NoSQL Databases: Different Solutions for Different Problems
"NoSQL" isn't actually a single thing. There are four main categories, each quite different from the others, and each solving a different problem.
1. Document Databases (MongoDB, Firestore)
Stores data as JSON-like documents. Each document can have different fields — the schema is flexible.
// MongoDB example - user profile { "_id": "64a7f3b2c1d2e3f4a5b6c7d8", "email": "john@example.com", "profile": { "name": "John Smith", "avatar": "https://cdn.example.com/avatars/john.jpg", "bio": "Backend Developer" }, "preferences": { "theme": "dark", "notifications": { "email": true, "push": false } }, "tags": ["javascript", "nodejs", "docker"] }
In a relational database, this data would be split across users, profiles, preferences, and tags tables. In MongoDB, all the data comes back in a single query.
When to use document databases? Catalog systems where each item has different attributes, content management systems, user profiles. Nested and flexible data structures where the schema will change frequently.
2. Key-Value Stores (Redis, DynamoDB)
The simplest NoSQL type. Give a key, get a value back. Extremely fast — Redis typically operates in memory and responds in microseconds.
// Redis examples await redis.set('session:user:123', JSON.stringify(sessionData), 'EX', 3600); const session = await redis.get('session:user:123'); // Counter for rate limiting await redis.incr('api:requests:user:123'); await redis.expire('api:requests:user:123', 60); // Cache await redis.setex('product:456', 300, JSON.stringify(productData));
When to use key-value stores? Session management, caching, rate limiting, leaderboards, real-time counters. Any situation where speed is everything and data stays simple.
3. Column-Family Stores (Apache Cassandra, HBase)
Stores data as column groups rather than rows. Excels when high write throughput is needed on very large datasets.
Cassandra's design was originally built for Facebook's inbox search feature. Billions of messages, millions of writes per second — a relational database can't handle that load.
When to use column-family stores? IoT sensor data, log analytics, time-series data, geographically distributed systems requiring high write throughput.
4. Graph Databases (Neo4j, Amazon Neptune)
Stores data as nodes and edges.

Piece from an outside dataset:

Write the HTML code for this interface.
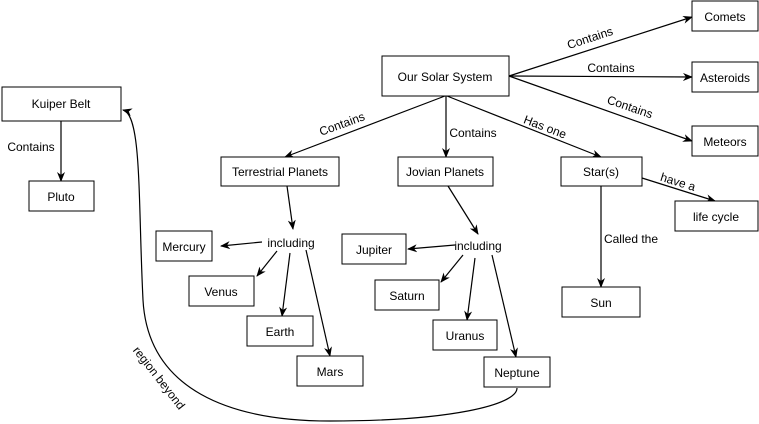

Perfect for situations where relationships themselves are the data.
// Neo4j - Cypher query language // Find mutual friends MATCH (user:Person {name: "John"})-[:FRIENDS_WITH]->(friend) -[:FRIENDS_WITH]->(suggestion:Person) WHERE NOT (user)-[:FRIENDS_WITH]->(suggestion) AND user <> suggestion RETURN suggestion.name, COUNT(friend) AS mutual_friends ORDER BY mutual_friends DESC LIMIT 10
Writing this query in SQL is possible but requires complex self-joins that slow to a crawl on large datasets.
When to use graph databases? Social networks, recommendation systems, fraud detection, knowledge graphs. Anywhere querying the relationships themselves matters.
Comparison: Which for Which Situation?
| Scenario | Recommended | Why |
|---|---|---|
| E-commerce orders | PostgreSQL | ACID, relational data |
| User sessions | Redis | Speed, TTL support |
| Product catalog | MongoDB | Flexible schema |
| Social graph | Neo4j | Relationship queries |
| IoT sensor logs | Cassandra | High write throughput |
| Search engine | Elasticsearch | Full-text search |
Polyglot Persistence: One Database Isn't Enough
Most modern applications don't operate with a single database type. This approach is called polyglot persistence — using the most appropriate storage for each type of data.
Consider an e-commerce platform:
PostgreSQL — user accounts and order history (ACID critical) Redis — session management and page caching (speed critical) Elasticsearch — product search (full-text search critical) MongoDB — product catalog (flexible schema critical)
Each database operates in the area where it excels.
The CAP Theorem: Real Life in Distributed Databases
In distributed systems, it's impossible to simultaneously guarantee all three: Consistency, Availability, and Partition Tolerance. You can choose any two, but never all three.
This is why large-scale systems make trade-offs on consistency — eventual consistency. Data you write may not immediately propagate to every server, but after some time, all servers converge to the same data. This is why a like count on Twitter sometimes updates with a slight delay.
The Right Question
"SQL or NoSQL?" is the wrong question. The right questions are:
How complex are the relationships between my data? Do I genuinely need ACID guarantees? Is the workload read-heavy or write-heavy? How much data, how much speed? Is the schema fixed or will it evolve?
The answers to these questions determine your database choice. And often, the answer is to use more than one database together.